| Problem description |
Below are records that hold pictures; write out only the lines from their start through the line with "1, 1, 1, 1, 1];", exactly, and drop the pictures.

(Rows from a dataset of charts and code)
--

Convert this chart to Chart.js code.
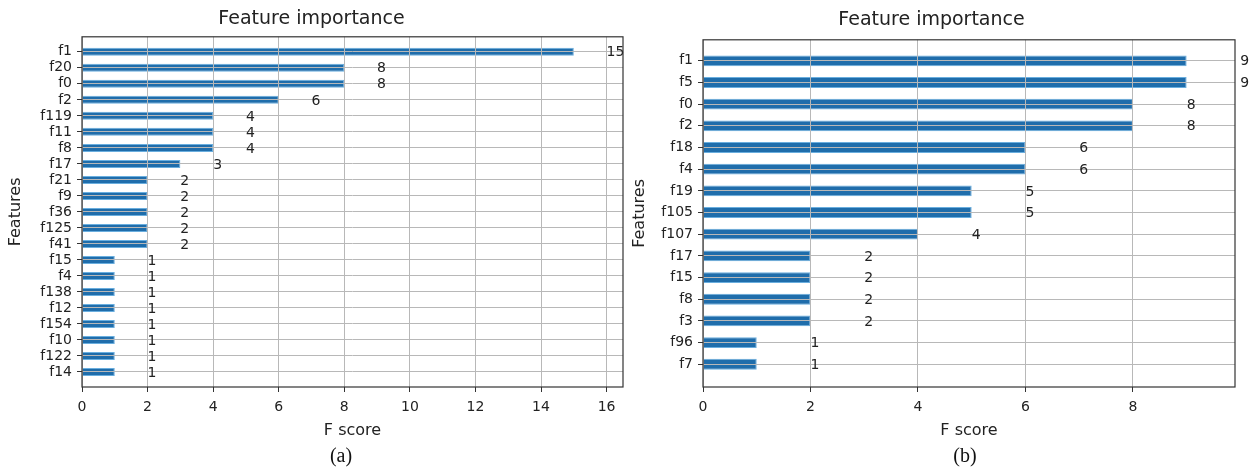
<!DOCTYPE html>
<html>
<head>
<meta charset="utf-8">
<script src="https://cdn.jsdelivr.net/npm/chart.js"></script>
<style>
  body { margin: 0; background: #fff; }
  #wrap { position: relative; width: 1255px; height: 472px; overflow: hidden; }
  .panel { position: absolute; top: 0; height: 445px; }
  .caption { position: absolute; top: 444px; width: 60px; text-align: center;
             font-family: "Liberation Serif", "Times New Roman", serif; font-size: 20px; color: #111; }
</style>
</head>
<body>
<div id="wrap">
  <div class="panel" style="left:0; width:628px;"><canvas id="chartA"></canvas></div>
  <div class="panel" style="left:628px; width:627px;"><canvas id="chartB"></canvas></div>
  <div class="caption" style="left:311px;">(a)</div>
  <div class="caption" style="left:935px;">(b)</div>
</div>

<script>
  // panel (a)
  const featuresA = ['f1', 'f20', 'f0', 'f2', 'f119', 'f11', 'f8', 'f17', 'f21', 'f9', 'f36',
                     'f125', 'f41', 'f15', 'f4', 'f138', 'f12', 'f154', 'f10', 'f122', 'f14'];
  const scoresA = [15, 8, 8, 6, 4, 4, 4, 3, 2, 2, 2, 2, 2, 1, 1, 1, 1, 1, 1, 1, 1];

  // panel (b)
  const featuresB = ['f1', 'f5', 'f0', 'f2', 'f18', 'f4', 'f19', 'f105', 'f107',
                     'f17', 'f15', 'f8', 'f3', 'f96', 'f7'];
  const scoresB = [9, 9, 8, 8, 6, 6, 5, 5, 4, 2, 2, 2, 2, 1, 1];

  const FONT = '"DejaVu Sans", Verdana, sans-serif';
  const TEXT = '#222';

  // value labels at score + 1, like xgboost's plot_importance
  const valueLabels = {
    id: 'valueLabels',
    afterDraw(chart) {
      const {ctx, scales: {x, y}} = chart;
      const vals = chart.data.datasets[0].data;
      ctx.save();
      ctx.font = '14px ' + FONT;
      ctx.fillStyle = TEXT;
      ctx.textAlign = 'left';
      ctx.textBaseline = 'middle';
      vals.forEach(p => {
        ctx.fillText(String(p.x), x.getPixelForValue(p.x + 1), y.getPixelForValue(p.y) + 1);
      });
      ctx.restore();
    }
  };

  // full frame around the plot
  const frame = {
    id: 'frame',
    afterDraw(chart) {
      const a = chart.chartArea;
      const ctx = chart.ctx;
      ctx.save();
      ctx.strokeStyle = '#333';
      ctx.lineWidth = 1.2;
      ctx.strokeRect(a.left, a.top, a.right - a.left, a.bottom - a.top);
      ctx.restore();
    }
  };

  function makeChart(id, features, scores, g) {
    const xMax = Math.max(...scores) * 1.1;
    return new Chart(document.getElementById(id), {
      type: 'bar',
      data: {
        datasets: [{
          data: scores.map((v, i) => ({x: v, y: i})),
          backgroundColor: '#1f6dab',
          borderColor: '#6aaede',
          borderWidth: 1,
          barPercentage: 0.5,
          categoryPercentage: 1
        }]
      },
      options: {
        indexAxis: 'y',
        responsive: true,
        maintainAspectRatio: false,
        animation: false,
        layout: { padding: { left: 0, right: g.padRight, top: 0, bottom: 0 } },
        plugins: {
          legend: { display: false },
          tooltip: { enabled: false },
          title: {
            display: true,
            text: 'Feature importance',
            color: TEXT,
            font: { family: FONT, size: 19, weight: 'normal' },
            padding: { top: g.titleTop, bottom: g.titleBottom }
          }
        },
        scales: {
          x: {
            type: 'linear',
            bounds: 'data',
            min: 0,
            max: xMax,
            afterBuildTicks: s => {
              const t = [];
              for (let v = 0; v <= s.max; v += 2) t.push({value: v});
              s.ticks = t;
            },
            afterFit: s => { s.height = 58; },
            ticks: { autoSkip: false, color: TEXT, font: { family: FONT, size: 14 }, padding: 7 },
            grid: { color: '#b8b8b8', lineWidth: 1, z: 1, tickColor: '#333', tickLength: 5 },
            border: { display: false },
            title: { display: true, text: 'F score', color: TEXT,
                     font: { family: FONT, size: 16 }, padding: { top: 0, bottom: 5 } }
          },
          y: {
            type: 'linear',
            bounds: 'data',
            offset: false,
            reverse: true,
            min: g.yMin,
            max: g.yMax,
            afterBuildTicks: s => { s.ticks = features.map((f, i) => ({value: i})); },
            afterFit: s => { s.width = g.yWidth; },
            ticks: { autoSkip: false, color: TEXT, font: { family: FONT, size: 14 }, padding: 5,
                     callback: v => features[v] },
            grid: { offset: false, color: '#b8b8b8', lineWidth: 1, z: 1, tickColor: '#333', tickLength: 5 },
            border: { display: false },
            title: { display: true, text: 'Features', color: TEXT,
                     font: { family: FONT, size: 16 }, padding: { top: g.yTitlePad, bottom: 0 } }
          }
        }
      },
      plugins: [valueLabels, frame]
    });
  }

  makeChart('chartA', featuresA, scoresA,
            { padRight: 5, titleTop: 8, titleBottom: 6, yMin: -0.94, yMax: 20.94, yWidth: 82, yTitlePad: 6 });
  makeChart('chartB', featuresB, scoresB,
            { padRight: 20, titleTop: 9, titleBottom: 8, yMin: -0.97, yMax: 15.05, yWidth: 75, yTitlePad: 2 });
</script>
</body>
</html>
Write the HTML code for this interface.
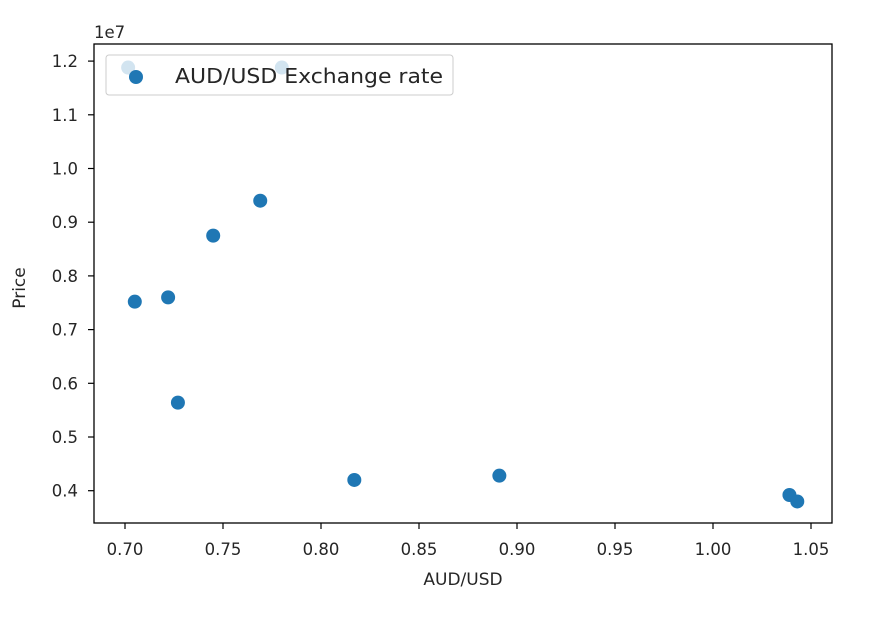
<!DOCTYPE html>
<html><head><meta charset="utf-8"><style>
body{margin:0;background:#fff;}
svg text{font-family:"DejaVu Sans","Liberation Sans",sans-serif;fill:#262626;}
</style></head><body>
<svg width="894" height="616">
<g id="plot"></g>
</svg>
<script>
const xs=[0.7016,0.780,0.705,0.722,0.745,0.769,0.727,0.817,0.891,1.039,1.043];
const ys=[11.88,11.88,7.52,7.6,8.75,9.4,5.64,4.2,4.28,3.92,3.8];
const xTicks=[0.70,0.75,0.80,0.85,0.90,0.95,1.00,1.05];
const yTicks=[0.4,0.5,0.6,0.7,0.8,0.9,1.0,1.1,1.2];
const L=94,R=832,T=44,B=523;
function sx(v){return 125+(v-0.70)/0.05*98;}
function sy(v){return 490.7-(v-0.4)/0.1*53.7;}
const g=document.getElementById('plot');
const NS='http://www.w3.org/2000/svg';
function mk(t,a){const e=document.createElementNS(NS,t);for(const k in a)e.setAttribute(k,a[k]);g.appendChild(e);return e;}
xs.forEach((x,i)=>{const c=mk('circle',{cx:sx(x),cy:sy(ys[i]/10),r:7,fill:'#1f77b4'});

});
const fr=mk('rect',{x:L,y:T,width:R-L,height:B-T,fill:'none',stroke:'#000','stroke-width':1.3});


xTicks.forEach(v=>{const x=sx(v);mk('line',{x1:x,x2:x,y1:B,y2:B+6,stroke:'#000','stroke-width':1.2});
const t=mk('text',{x:x,y:B+32,'text-anchor':'middle','font-size':16.5});t.textContent=v.toFixed(2);

});
yTicks.forEach(v=>{const y=sy(v);mk('line',{x1:L-6,x2:L,y1:y,y2:y,stroke:'#000','stroke-width':1.2});
const t=mk('text',{x:L-16,y:y+6,'text-anchor':'end','font-size':16.5});t.textContent=v.toFixed(1);

});
let t=mk('text',{x:94,y:38,'font-size':16.5});t.textContent='1e7';


t=mk('text',{x:463,y:585,'text-anchor':'middle','font-size':17});t.textContent='AUD/USD';


t=mk('text',{x:25,y:288,'text-anchor':'middle','font-size':17,transform:'rotate(-90 25 288)'});t.textContent='Price';


const lg=mk('rect',{x:106,y:55,width:347,height:40,rx:3,fill:'rgba(255,255,255,0.8)',stroke:'#ccc'});


mk('circle',{cx:136,cy:77,r:7,fill:'#1f77b4'});
t=mk('text',{x:175,y:83,'font-size':20,textLength:268,lengthAdjust:'spacingAndGlyphs'});t.textContent='AUD/USD Exchange rate';


</script>
</body></html>
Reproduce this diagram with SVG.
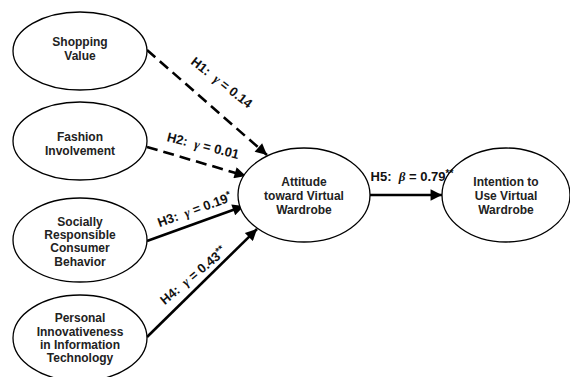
<svg xmlns="http://www.w3.org/2000/svg" width="570" height="377" viewBox="0 0 570 377">
<defs>
<marker id="ah" viewBox="0 0 10 10" refX="10" refY="5" markerWidth="5" markerHeight="4.4" orient="auto" markerUnits="strokeWidth">
<path d="M0,0 L10,5 L0,10 z" fill="#000"/>
</marker>
<style>
.n ellipse{fill:#fff;stroke:#000;stroke-width:1.3}
.n text{font-family:"Liberation Sans",Arial,sans-serif;font-weight:bold;font-size:12px;fill:#222;text-anchor:middle}
.c line{stroke:#000;stroke-width:2.6}
.d{stroke-dasharray:11 6}
.l{font-family:"Liberation Sans",Arial,sans-serif;font-weight:bold;font-size:13px;fill:#111;text-anchor:middle;white-space:pre}
.g{font-style:italic;font-family:"Liberation Serif",serif}
</style>
</defs>
<rect width="570" height="377" fill="#fff"/>
<g class="c" id="connectors">
<line class="d" x1="147" y1="50" x2="267" y2="155" marker-end="url(#ah)"/>
<line class="d" x1="147" y1="147" x2="246" y2="176" marker-end="url(#ah)"/>
<line x1="147" y1="241" x2="244" y2="206" marker-end="url(#ah)"/>
<line x1="147" y1="337" x2="257" y2="229" marker-end="url(#ah)"/>
<line x1="370" y1="195" x2="442" y2="195" marker-end="url(#ah)"/>
</g>
<g id="labels" xml:space="preserve">
<text class="l" transform="translate(219,86) rotate(38)">H1:  <tspan class="g">γ</tspan> = 0.14</text>
<text class="l" transform="translate(202,150) rotate(14)">H2:  <tspan class="g">γ</tspan> = 0.01</text>
<text class="l" transform="translate(196,214) rotate(-20)">H3:  <tspan class="g">γ</tspan> = 0.19<tspan dy="-4" font-size="10">*</tspan></text>
<text class="l" transform="translate(196,279) rotate(-40)">H4:  <tspan class="g">γ</tspan> = 0.43<tspan dy="-4" font-size="10">**</tspan></text>
</g>
<g class="n" id="shopping">
<ellipse cx="80" cy="51" rx="67" ry="39"/>
<text x="80" y="46">Shopping</text>
<text x="80" y="60">Value</text>
</g>
<g class="n" id="fashion">
<ellipse cx="80" cy="141" rx="67" ry="39"/>
<text x="80" y="141">Fashion</text>
<text x="80" y="155">Involvement</text>
</g>
<g class="n" id="socially">
<ellipse cx="80" cy="240" rx="67" ry="42"/>
<text x="80" y="226">Socially</text>
<text x="80" y="239">Responsible</text>
<text x="80" y="252">Consumer</text>
<text x="80" y="266">Behavior</text>
</g>
<g class="n" id="personal">
<ellipse cx="80" cy="338" rx="67" ry="43"/>
<text x="80" y="322">Personal</text>
<text x="80" y="336">Innovativeness</text>
<text x="80" y="349">in Information</text>
<text x="80" y="362">Technology</text>
</g>
<g class="n" id="attitude">
<ellipse cx="304" cy="195" rx="66" ry="47"/>
<text x="304" y="186">Attitude</text>
<text x="304" y="200">toward Virtual</text>
<text x="304" y="214">Wardrobe</text>
</g>
<g class="n" id="intention">
<ellipse cx="506" cy="195" rx="64" ry="47"/>
<text x="506" y="186">Intention to</text>
<text x="506" y="200">Use Virtual</text>
<text x="506" y="214">Wardrobe</text>
</g>
<text class="l" x="412" y="181" xml:space="preserve">H5:  <tspan class="g">β</tspan> = 0.79<tspan dy="-4" font-size="10">**</tspan></text>
</svg>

--

| The result |
Convert this chart to Chart.js code.
<!DOCTYPE html>
<html>
<head>
<meta charset="utf-8">
<script src="https://cdn.jsdelivr.net/npm/chart.js"></script>
<style>
  body { margin: 0; background: #fff; }
  #wrap { position: relative; width: 1255px; height: 472px; overflow: hidden; }
  .panel { position: absolute; top: 0; height: 445px; }
  .caption { position: absolute; top: 444px; width: 60px; text-align: center;
             font-family: "Liberation Serif", "Times New Roman", serif; font-size: 20px; color: #111; }
</style>
</head>
<body>
<div id="wrap">
  <div class="panel" style="left:0; width:628px;"><canvas id="chartA"></canvas></div>
  <div class="panel" style="left:628px; width:627px;"><canvas id="chartB"></canvas></div>
  <div class="caption" style="left:311px;">(a)</div>
  <div class="caption" style="left:935px;">(b)</div>
</div>

<script>
  // panel (a)
  const featuresA = ['f1', 'f20', 'f0', 'f2', 'f119', 'f11', 'f8', 'f17', 'f21', 'f9', 'f36',
                     'f125', 'f41', 'f15', 'f4', 'f138', 'f12', 'f154', 'f10', 'f122', 'f14'];
  const scoresA = [15, 8, 8, 6, 4, 4, 4, 3, 2, 2, 2, 2, 2, 1, 1, 1, 1, 1, 1, 1, 1];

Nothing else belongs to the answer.